Cansado de todo esto y con miedo de perder su vida, “Titi” se despidió de sus amigas las animas y éstas lo despidieron dándole las gracias por sus rezos y cuidados, con un desfile de lucecitas que no eran luces pero alumbraban, tanto que le señalaron el camino que lo guió al encuentro consigo mismo, permitiéndole dejar el vicio que lo había atrapado, sin necesidad de ningún centro de rehabilitación, solo con la firme decisión de regenerarse. Hoy en día, “Titi” es una persona sana y servicial que todo el pueblo quiere, saluda y busca para hacerle encargos y de paso sacarle las anécdotas que vivió en sus veintiséis meses de inquilino en la bóveda 108 del cementerio. Algunas personas que fueron testigos de lo que vivió “Titi”, se asombran de verlo regenerado y útil a la sociedad, se asombran del camino que sufrió ese muerto que debían buscar en el cementerio para que fuera a lavar un carro, “estamos en la hija de puta olla, desde que tengamos que venir al cementerio a buscar un cadáver para que me lave el carro”, afirmó alguien un día, cuando le contaron el cuento de “Titi” y su bóveda; tuvo que verlo para creerlo. Con una cortesía digna de admiración en un hombre de su clase, “Titi” se ríe de su pasado y en el interior de su alma, lanza ruegos a sus amigas las ánimas del purgatorio; y ruega en especial, a la de su madre, para que no lo vuelva a dejar caer en las tentaciones de la droga, y de paso lo libre de los actos que a él le tocó ver y espantar.

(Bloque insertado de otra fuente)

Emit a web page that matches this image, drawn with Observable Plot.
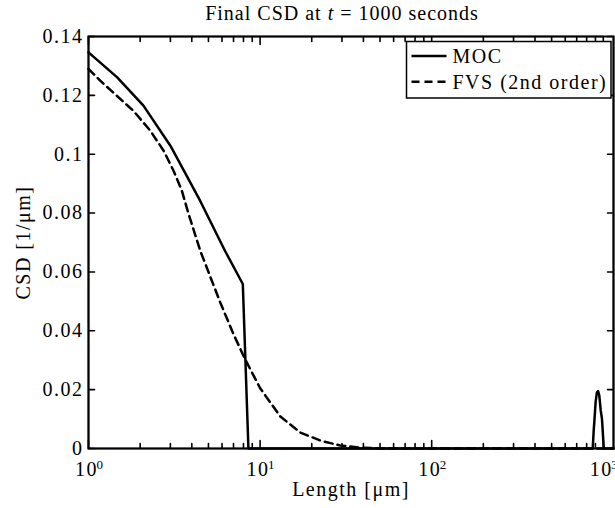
<!DOCTYPE html>
<html><head><meta charset="utf-8">
<script src="https://cdn.jsdelivr.net/npm/d3@7"></script>
<script src="https://cdn.jsdelivr.net/npm/@observablehq/plot@0.6"></script>
<style>
html,body{margin:0;padding:0;background:#fff;}
#wrap{position:relative;width:615px;height:508px;overflow:hidden;font-family:"Liberation Serif","Times New Roman",serif;}
#title{height:28px;width:615px;font-size:20px;letter-spacing:1px;line-height:28px;position:relative;}
#title span{position:absolute;left:0;width:684px;text-align:center;top:-1px;white-space:nowrap;}
#chart svg text{letter-spacing:1.5px;}
</style></head>
<body><div id="wrap"><div id="title"><span>Final CSD at <i>t</i> = 1000 seconds</span></div><div id="chart"></div></div>
<script>
// ---- data ----
const seriesNames = ["MOC", "FVS (2nd order)"];
const mocX = [1, 1.47, 2.09, 3.0, 4.47, 6.24, 7.93, 8.55, 868, 879, 889, 903, 918, 933, 948, 966, 983, 995, 1007, 1147];
const mocY = [0.1346, 0.1261, 0.1165, 0.1029, 0.0842, 0.0672, 0.0559, 0, 0, 0.006, 0.010, 0.016, 0.0190, 0.0195, 0.018, 0.013, 0.010, 0.005, 0, 0];
const fvsX = [1, 1.17, 1.46, 1.83, 2.29, 2.74, 3.13, 3.50, 3.83, 4.48, 5.86, 6.98, 8.20, 10.03, 13.12, 17.16, 22.44, 29.35, 38.4, 50.2, 1147];
const fvsY = [0.129, 0.125, 0.1199, 0.1147, 0.108, 0.1012, 0.0944, 0.0876, 0.0797, 0.0672, 0.0496, 0.0390, 0.0302, 0.0204, 0.0109, 0.0054, 0.0027, 0.0010, 0.0003, 0, 0];
const xMajor = [1, 10, 100, 1000];
const xMajorBase = ["10", "10", "10", "10"];
const xMajorExp = ["0", "1", "2", "3"];
const xMinor = [2,3,4,5,6,7,8,9,20,30,40,50,60,70,80,90,200,300,400,500,600,700,800,900];
const yTicks = [0, 0.02, 0.04, 0.06, 0.08, 0.10, 0.12, 0.14];
const yTickLabels = ["0", "0.02", "0.04", "0.06", "0.08", "0.1", "0.12", "0.14"];
const xDomain = [1, 1147];
const yDomain = [0, 0.14];
const xLabel = "Length [μm]";
const yLabel = "CSD [1/μm]";

(function () {
const moc = mocX.map((x, i) => ({x, y: mocY[i]}));
const fvs = fvsX.map((x, i) => ({x, y: fvsY[i]}));

const W = 615, H = 480, mt = 8, mb = 60, ml = 88, mr = 2;
const font = '"Liberation Serif", "Times New Roman", serif';
const txt = {fill: "black", fontFamily: font, fontSize: 20};

// inward tick marks, built from the tick arrays as zig-zag paths along each edge
// (lengths in scale units: ~8px major / ~5px minor vertically, ~6px horizontally)
const majLen = 0.0027, minLen = 0.0017, yTickFactor = 1.084;
const [yLo, yHi] = yDomain, [xLo, xHi] = xDomain;
const xTickAll = xMajor.map(v => ({v, h: majLen})).concat(xMinor.map(v => ({v, h: minLen}))).sort((a, b) => a.v - b.v);
const bottomTicks = xTickAll.flatMap(({v, h}) => [{x: v, y: yLo}, {x: v, y: yLo + h}, {x: v, y: yLo}]);
const topTicks = xTickAll.flatMap(({v, h}) => [{x: v, y: yHi}, {x: v, y: yHi - h}, {x: v, y: yHi}]);
const leftTicks = yTicks.flatMap(v => [{x: xLo, y: v}, {x: xLo * yTickFactor, y: v}, {x: xLo, y: v}]);
const rightTicks = yTicks.flatMap(v => [{x: xHi, y: v}, {x: xHi / yTickFactor, y: v}, {x: xHi, y: v}]);
const tk = {x: "x", y: "y", stroke: "black", strokeWidth: 1.6, strokeLinejoin: "round", strokeLinecap: "butt"};

const chart = Plot.plot({
  width: W, height: H, marginTop: mt, marginBottom: mb, marginLeft: ml, marginRight: mr,
  style: {fontFamily: font, fontSize: "20px", background: "white", color: "black", overflow: "visible"},
  x: {type: "log", domain: xDomain, axis: null},
  y: {domain: yDomain, axis: null},
  marks: [
    Plot.line(fvs, {x: "x", y: "y", stroke: "black", strokeWidth: 2.5, strokeDasharray: "8,5"}),
    Plot.line(moc, {x: "x", y: "y", stroke: "black", strokeWidth: 2.5}),
    Plot.line(bottomTicks, tk),
    Plot.line(topTicks, tk),
    Plot.line(leftTicks, tk),
    Plot.line(rightTicks, tk),
    Plot.frame({stroke: "black", strokeWidth: 2}),
    Plot.text(yTicks, {y: d => d, text: (d, i) => yTickLabels[i], frameAnchor: "left", textAnchor: "end", dx: -5, ...txt}),
    Plot.text(xMajor, {x: d => d, text: (d, i) => xMajorBase[i], frameAnchor: "bottom", textAnchor: "middle", dx: -2, dy: 27, ...txt}),
    Plot.text(xMajor, {x: d => d, text: (d, i) => xMajorExp[i], frameAnchor: "bottom", textAnchor: "start", dx: 8, dy: 20, ...txt, fontSize: 13}),
    Plot.text([xLabel], {text: d => d, frameAnchor: "bottom", textAnchor: "middle", dy: 47.5, ...txt}),
    Plot.text([yLabel], {text: d => d, frameAnchor: "left", textAnchor: "middle", rotate: -90, dx: -64.5, ...txt})
  ]
});
document.getElementById("chart").appendChild(chart);

// legend (box in the upper right, inside the axes)
const svg = d3.select(chart);
const lg = svg.append("g").attr("transform", "translate(406.5,13.5)");
lg.append("rect").attr("width", 204.5).attr("height", 56.5).attr("fill", "white").attr("stroke", "black").attr("stroke-width", 1.5);
const dashes = [null, "8,5"];
seriesNames.forEach((name, i) => {
  const cy = 14.5 + i * 25.7;
  lg.append("line").attr("x1", 5).attr("x2", 40).attr("y1", cy).attr("y2", cy)
    .attr("stroke", "black").attr("stroke-width", 2.5).attr("stroke-dasharray", dashes[i]);
  lg.append("text").attr("x", 46).attr("y", cy + 7).attr("text-anchor", "start")
    .attr("font-family", font).attr("font-size", 20).attr("fill", "black").text(name);
});
})();
</script>
</body></html>
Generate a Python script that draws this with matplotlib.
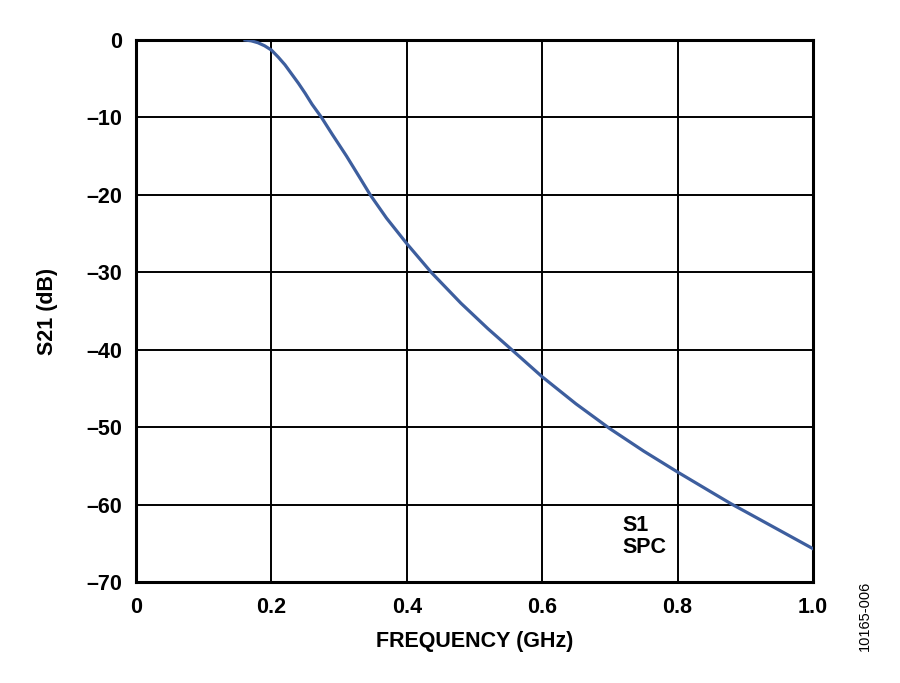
import numpy as np
import matplotlib.pyplot as plt

plt.rcParams['font.family'] = ['Liberation Sans', 'DejaVu Sans']
plt.rcParams['font.weight'] = 'bold'

# S21 response
freq_ghz = [0.161, 0.17, 0.18, 0.19, 0.20, 0.21, 0.22, 0.23, 0.24, 0.25, 0.26,
            0.274, 0.29, 0.311, 0.33, 0.346, 0.37, 0.40, 0.436, 0.48, 0.52,
            0.555, 0.60, 0.65, 0.70, 0.75, 0.80, 0.85, 0.879, 0.90, 0.95, 1.00]
s21_db = [0.0, -0.1, -0.35, -0.75, -1.3, -2.2, -3.2, -4.4, -5.6, -6.9, -8.3,
          -10.0, -12.2, -15.0, -17.7, -20.0, -23.0, -26.3, -30.0, -34.0, -37.3,
          -40.0, -43.5, -47.0, -50.2, -53.1, -55.8, -58.4, -59.9, -60.9, -63.3,
          -65.7]

x_ticks = [0, 0.2, 0.4, 0.6, 0.8, 1.0]
x_labels = ['0', '0.2', '0.4', '0.6', '0.8', '1.0']
y_ticks = [0, -10, -20, -30, -40, -50, -60, -70]
y_labels = ['0', '\u201310', '\u201320', '\u201330', '\u201340', '\u201350', '\u201360', '\u201370']

fig = plt.figure(figsize=(9, 6.83), dpi=100)
ax = fig.add_axes([136/900, 1 - 582/683, 677/900, 542/683])

ax.plot(freq_ghz, s21_db, color='#3D5E9E', linewidth=2.3, zorder=3,
        solid_joinstyle='round')

ax.set_xlim(0, 1.0)
ax.set_ylim(-70, 0)
ax.set_xticks(x_ticks)
ax.set_xticklabels(x_labels)
ax.set_yticks(y_ticks)
ax.set_yticklabels(y_labels)
ax.grid(True, color='black', linewidth=1.4)
ax.tick_params(axis='x', length=0, labelsize=15.5, pad=11)
ax.tick_params(axis='y', length=0, labelsize=15.5, pad=10)
for s in ax.spines.values():
    s.set_linewidth(2.2)

ax.set_xlabel('FREQUENCY (GHz)', fontsize=15.5, fontweight='bold', labelpad=9)
ax.set_ylabel('S21 (dB)', fontsize=15.5, fontweight='bold', labelpad=20)

# curve label
ax.text(0.719, -61.3, 'S1\nSPC', fontsize=15.5, fontweight='bold', va='top',
        ha='left', linespacing=1.08)

fig.text(865/900, 1 - 616/683, '10165-006', rotation=90, fontsize=10.5,
         fontweight='normal', ha='center', va='center')

fig.savefig('out.png', dpi=100)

“Titi” es un hombre absolutamente diferente, con ganas de vivir y salir adelante; hoy en día trabaja como pintor de fincas y en esta ocasión fue contratado para pintar 13 de éstas, es un hombre solidario y respetuoso, que vive al lado de 3 hermanas con las que no se lleva muy bien debido a su cambio de actitud para enfrentar la vida, y además, vive al lado de su padre, del cual volvió a ser amigo en tristes circunstancias, ya que hoy en día Don Alejandro está un poco mal de la cabeza, pero “Titi” lo ayuda y le ofrece lo mejor que puede brindarle: su amor y comprensión en todo momento.

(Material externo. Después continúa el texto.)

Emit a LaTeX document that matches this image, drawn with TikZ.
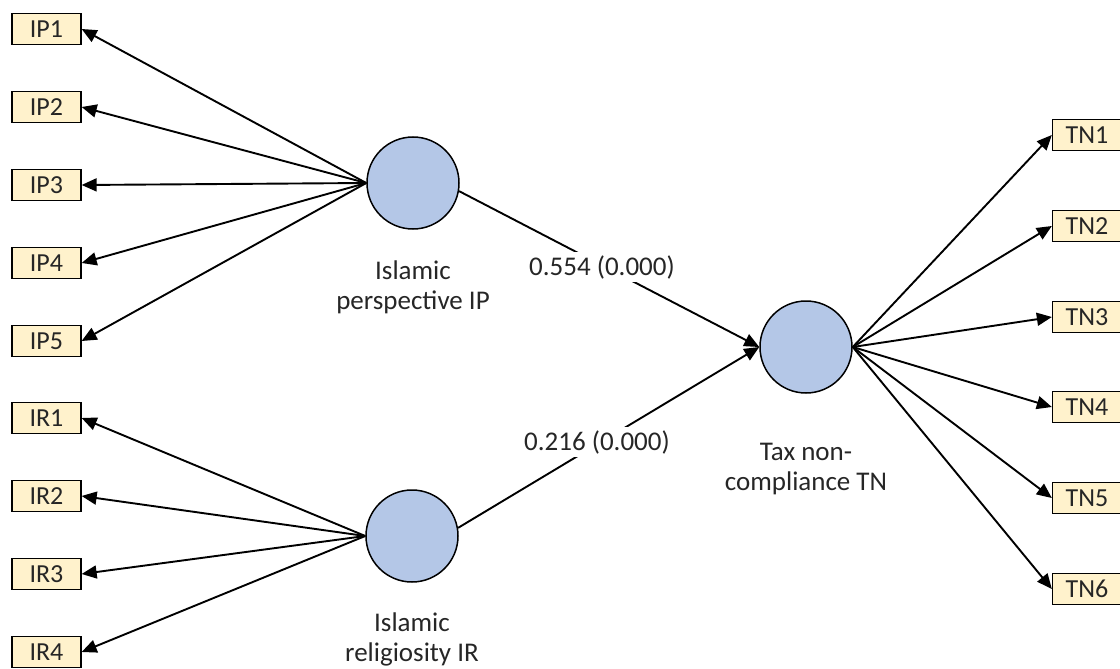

Personas como Clara Inés, conocen a “Titi” desde antes de caer en la drogadicción y de su paso por el cementerio como muerto viviente; con el paso del tiempo lo valoran más y le tienen un aprecio más grande del que le han tenido siempre, que ha sido mucho. “A “Titi” nunca se le negó la entrada a la casa, ni un almuerzo o cualquier cosa que necesitara, siempre contó con el apoyo de todos en esta casa y es que lo más importante es que aunque “Titi” estuviera entregado a la droga jamás hizo nada malo como robar o matar para que perdiera el cariño de todas las personas que crecimos con él y lo conocimos de toda la vida”. dice Clara, con alegría y entusiasmo.

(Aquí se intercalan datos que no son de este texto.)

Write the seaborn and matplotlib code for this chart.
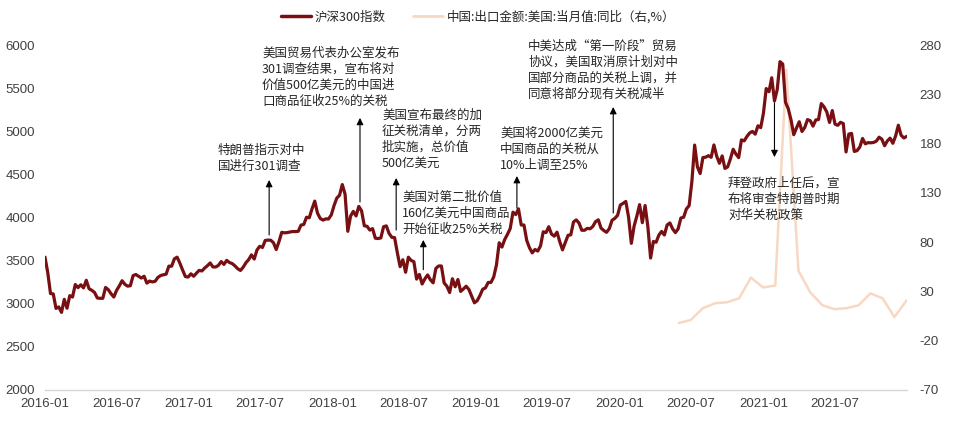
import numpy as np
import pandas as pd
import matplotlib
matplotlib.use("Agg")
import matplotlib.pyplot as plt
from matplotlib.lines import Line2D
import seaborn as sns

# ---------------- data ----------------
# 沪深300指数, weekly (Friday) closes
csi_2016 = [3540, 3361, 3118, 3114, 2946,
            2963, 2900, 3051, 2948,
            3094, 3078, 3223, 3187,
            3220, 3184, 3272, 3174, 3156,
            3131, 3067, 3063, 3063,
            3189, 3163, 3116, 3078,
            3155, 3207, 3267, 3226, 3204,
            3209, 3326, 3339, 3318,
            3298, 3319, 3239, 3263, 3253,
            3260, 3305, 3327, 3336,
            3343, 3436, 3435, 3521,
            3540, 3470, 3390, 3315, 3310]
csi_2017 = [3347, 3319, 3354, 3387,
            3380, 3414, 3441, 3473,
            3427, 3426, 3445, 3489, 3456,
            3503, 3478, 3466, 3439,
            3406, 3386, 3424, 3476,
            3512, 3567, 3518, 3623, 3666,
            3653, 3734, 3738, 3737,
            3707, 3629, 3720, 3828,
            3822, 3825, 3832, 3837, 3837,
            3840, 3912, 3919, 4003,
            3997, 4100, 4190, 4050,
            3988, 3970, 3984, 3983, 4030]
csi_2018 = [4138, 4225, 4258, 4382,
            4271, 3840, 4015, 4071,
            4018, 4129, 4077, 3904, 3898,
            3854, 3871, 3760, 3756,
            3763, 3893, 3903, 3815,
            3770, 3767, 3590, 3430, 3510,
            3365, 3540, 3502, 3488,
            3286, 3340, 3229, 3289, 3334,
            3278, 3242, 3410, 3438,
            3438, 3241, 3203, 3130,
            3290, 3197, 3281, 3143, 3172,
            3203, 3165, 3088, 3011]
csi_2019 = [3035, 3095, 3168, 3184,
            3247, 3247, 3310, 3450,
            3707, 3657, 3745, 3805, 3872,
            4062, 4034, 4100, 3913,
            3913, 3734, 3649, 3590, 3629,
            3611, 3670, 3834, 3825,
            3893, 3808, 3784, 3830,
            3719, 3625, 3708, 3793, 3799,
            3949, 3972, 3935, 3852,
            3852, 3874, 3869, 3896,
            3952, 3973, 3877, 3849, 3828,
            3871, 3968, 3990, 4025]
csi_2020 = [4144, 4164, 4186, 4003, 3700,
            3899, 4016, 4149, 3940,
            4139, 3895, 3530, 3722,
            3713, 3796, 3839, 3797,
            3913, 3937, 3868, 3825, 3868,
            3994, 4003, 4099, 4138,
            4419, 4840, 4588, 4510, 4695,
            4699, 4717, 4698, 4841,
            4712, 4629, 4714, 4569,
            4587, 4681, 4791, 4735, 4695,
            4900, 4888, 4940, 4981,
            4998, 4966, 5063, 5042]
csi_2021 = [5211, 5495, 5458, 5620, 5351,
            5484, 5807, 5779, 5336,
            5262, 5133, 4960, 5038,
            5110, 4997, 5044, 5135, 5123,
            5059, 5131, 5136, 5321,
            5283, 5224, 5102, 5240,
            5082, 5069, 5104, 5089, 4760,
            4967, 4975, 4766, 4775,
            4817, 4916, 4854, 4868,
            4866, 4870, 4885, 4931, 4908,
            4832, 4888, 4920, 4860,
            4945, 5070, 4954, 4922, 4940]
csi_first_friday = ["2016-01-01", "2017-01-06", "2018-01-05",
                    "2019-01-04", "2020-01-03", "2021-01-01"]

# 中国:出口金额:美国:当月值:同比 (%), monthly from 2020-05
export_start = "2020-05-01"
export_yoy = [-2, 1, 13, 18, 19, 23, 44, 34,
              36, 255, 51, 29, 16, 12, 13, 16, 28, 23, 4, 21]

# annotations: text, text top-left (px), arrow tail/head (date, index value)
notes = [
    ("特朗普指示对中\n国进行301调查", (218, 144)),
    ("美国贸易代表办公室发布\n301调查结果，宣布将对\n价值500亿美元的中国进\n口商品征收25%的关税", (262, 47)),
    ("美国宣布最终的加\n征关税清单，分两\n批实施，总价值\n500亿美元", (382, 109)),
    ("美国对第二批价值\n160亿美元中国商品\n开始征收25%关税", (402, 191)),
    ("美国将2000亿美元\n中国商品的关税从\n10%上调至25%", (500, 127)),
    ("中美达成“第一阶段”贸易\n协议，美国取消原计划对中\n国部分商品的关税上调，并\n同意将部分现有关税减半", (528, 40)),
    ("拜登政府上任后，宣\n布将审查特朗普时期\n对华关税政策", (728, 177)),
]
arrow_dates = ["2017-07-24", "2018-03-12", "2018-06-12", "2018-08-20",
               "2019-04-15", "2019-12-16", "2021-01-29"]
arrow_tail = [3797, 4180, 3855, 3395, 4110, 4052, 5330]
arrow_head = [4435, 5155, 4458, 3740, 4481, 5281, 4700]

label_csi = "沪深300指数"
label_exp = "中国:出口金额:美国:当月值:同比（右,%）"

# ---------------- build frames ----------------
frames = []
for start, vals in zip(csi_first_friday,
                       [csi_2016, csi_2017, csi_2018, csi_2019, csi_2020, csi_2021]):
    frames.append(pd.DataFrame({"date": pd.date_range(start, periods=len(vals), freq="7D"),
                                "value": vals}))
df_csi = pd.concat(frames, ignore_index=True)

exp_dates = pd.date_range(export_start, periods=len(export_yoy), freq="MS") + pd.offsets.MonthEnd(0)
df_exp = pd.DataFrame({"date": exp_dates, "value": export_yoy})

# ---------------- style ----------------
sns.set_style("white")
cjk = ["Noto Sans CJK SC", "DejaVu Sans"]
plt.rcParams["font.family"] = cjk
plt.rcParams["axes.unicode_minus"] = False

c_csi = "#780f12"
c_exp = "#f8d8c2"
c_tick = "#404040"

fig = plt.figure(figsize=(9.6, 4.22), dpi=100)
ax = fig.add_axes([45 / 960, 32 / 422, 862 / 960, 345 / 422])
ax2 = ax.twinx()

sns.lineplot(data=df_exp, x="date", y="value", ax=ax2, color=c_exp, lw=1.8, legend=False)
sns.lineplot(data=df_csi, x="date", y="value", ax=ax, color=c_csi, lw=2.3, legend=False)

ax.set_zorder(ax2.get_zorder() + 1)
ax.patch.set_visible(False)

ax.set_xlim(pd.Timestamp("2016-01-01"), pd.Timestamp("2022-01-01"))
ax.set_ylim(2000, 6000)
ax2.set_ylim(-70, 280)
ax.set_yticks(np.arange(2000, 6001, 500))
ax2.set_yticks(np.arange(-70, 281, 50))
xt = pd.date_range("2016-01-01", "2021-07-01", freq="6MS")
ax.set_xticks(xt)
ax.set_xticklabels([d.strftime("%Y-%m") for d in xt])
ax.set_xlabel("")
ax.set_ylabel("")
ax2.set_ylabel("")

for a in (ax, ax2):
    for s in a.spines.values():
        s.set_visible(False)
ax.spines["bottom"].set_visible(True)
ax.spines["bottom"].set_color("#d6d6d6")
ax.spines["bottom"].set_linewidth(1.0)

tick_family = ["Liberation Sans", "DejaVu Sans"]
ax.tick_params(axis="both", length=0, colors=c_tick, labelsize=9.5)
ax.tick_params(axis="y", pad=7)
ax.tick_params(axis="x", pad=6)
ax2.tick_params(axis="y", length=0, colors=c_tick, labelsize=9.5, pad=9)
for lab in ax.get_xticklabels() + ax.get_yticklabels() + ax2.get_yticklabels():
    lab.set_fontfamily(tick_family)

# annotations
for (txt, (px, py)), d, t, h in zip(notes, arrow_dates, arrow_tail, arrow_head):
    fig.text(px / 960, 1 - py / 422, txt, ha="left", va="top", fontsize=9,
             color="#262626", linespacing=1.3, family=cjk)
    ax.annotate("", xy=(pd.Timestamp(d), h), xytext=(pd.Timestamp(d), t),
                arrowprops=dict(arrowstyle="-|>", color="black", lw=0.8,
                                mutation_scale=10, shrinkA=0, shrinkB=0))

handles = [Line2D([], [], color=c_csi, lw=2.5), Line2D([], [], color=c_exp, lw=2.0)]
fig.legend(handles, [label_csi, label_exp], loc="center",
           bbox_to_anchor=(478 / 960, 1 - 17 / 422), ncol=2, frameon=False,
           fontsize=9, handlelength=2.4, columnspacing=2.2, handletextpad=0.3,
           labelcolor="#262626")

fig.savefig("out.png", dpi=100)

El 14 de noviembre del presente año, “Titi” cumplirá 15 años de regenerado y en honor a este gran esfuerzo y por supuesto al triunfo que tuvo como una muestra de superación le harán un reconocimiento en las “fiestas del arriero” que se celebrarán del 7 al 12 de noviembre en el municipio, porque fue precisamente en una fiestas que “Titi” tomó la dura y definitiva decisión. Desde aquel día, él prometió que jamás lo verían en la calle después de las seis de la tarde, para recompensar el tiempo que perdió trasnochando y siendo un degenerado en las calles de Ciudad Bolívar; hoy en día y después de tantos años ha cumplido su promesa y se siente feliz y honrado de este reto que se propuso y que a su modo de ver ha sido la mejor decisión que alguien pueda tomar.

“Titi” ha ayudado a muchos drogadictos desde ese momento, con una palabra de aliento y de ánimo los ha motivado para que salgan adelante y entiendan que si se puede, a la única persona que ha podido convencer de tomar tal decisión es a su hija Piedad Marcela, quien consume desde los 10 años, la misma edad en que él comenzó.